The auxiliary Visible/Near-infrared Imager (VNI) monitors aerosols based on the extinction of solar radiation using two filtered detectors at 0.525 and 1.02 micrometres. The instrument also includes a Suntracker mechanism providing fine pointing toward the radiometric center of the Sun with stability better than 3 μrad. The ACE-FTS instrument was launched on August 12, 2003.

ABB was the prime contractor for the design and manufacturing of the ACE-FTS instrument.

===MAESTRO===
The Measurements of Aerosol Extinction in the Stratosphere and Troposphere Retrieved by Occultation (MAESTRO) instrument aboard SCISAT-1 measures the vertical distribution of ozone, nitrogen dioxide, water vapour, and aerosols in the Earth's atmosphere. MAESTRO consists of a UV-VIS-NIR spectrophotometer that measures the 285-1030 nm spectral region.

==Orbit==
SCISAT passes through the Earth's shadow 15 times per day, profiting from the occultation of the Sun to make a spectrographic analysis of the structure and chemistry of those parts of the upper atmosphere that are too high to be reached by balloons and airplanes and too low to be visited by orbiting satellites. This kind of analysis can help understand the depletion of the ozone layer and other upper atmosphere phenomena.

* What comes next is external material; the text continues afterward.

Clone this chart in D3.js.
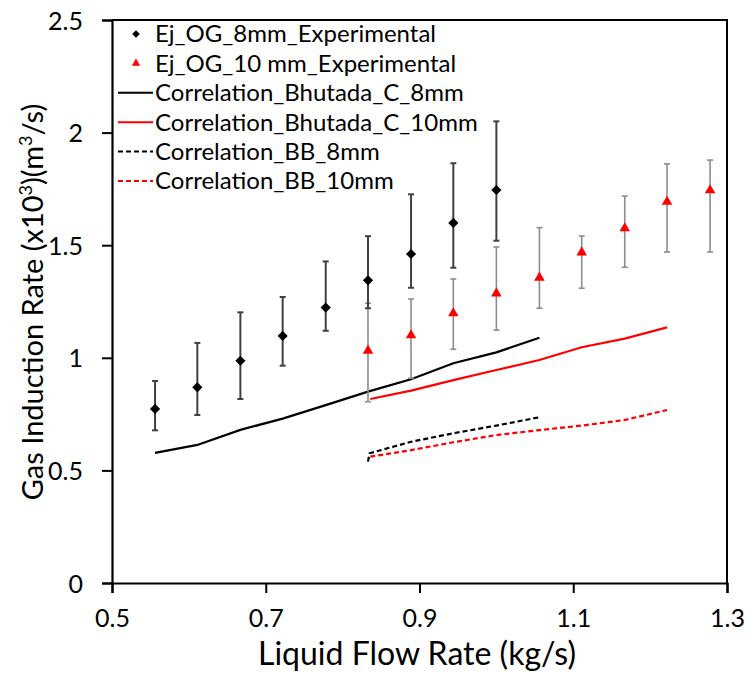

SCISAT was placed in low Earth orbit by a Pegasus rocket launched from a NASA Lockheed L-1011 carrier aircraft on August 12, 2003 from Vandenberg Air Force Base. Expected to operate for two to five years, it was still operational in 2025. Current information may be obtained from the ACE Mission Information for Public Data Release report.

The University of Waterloo, York University, the University of Toronto, and several other Canadian universities collaborated in the design of the experiments, and in several aspects of the testing of the satellite.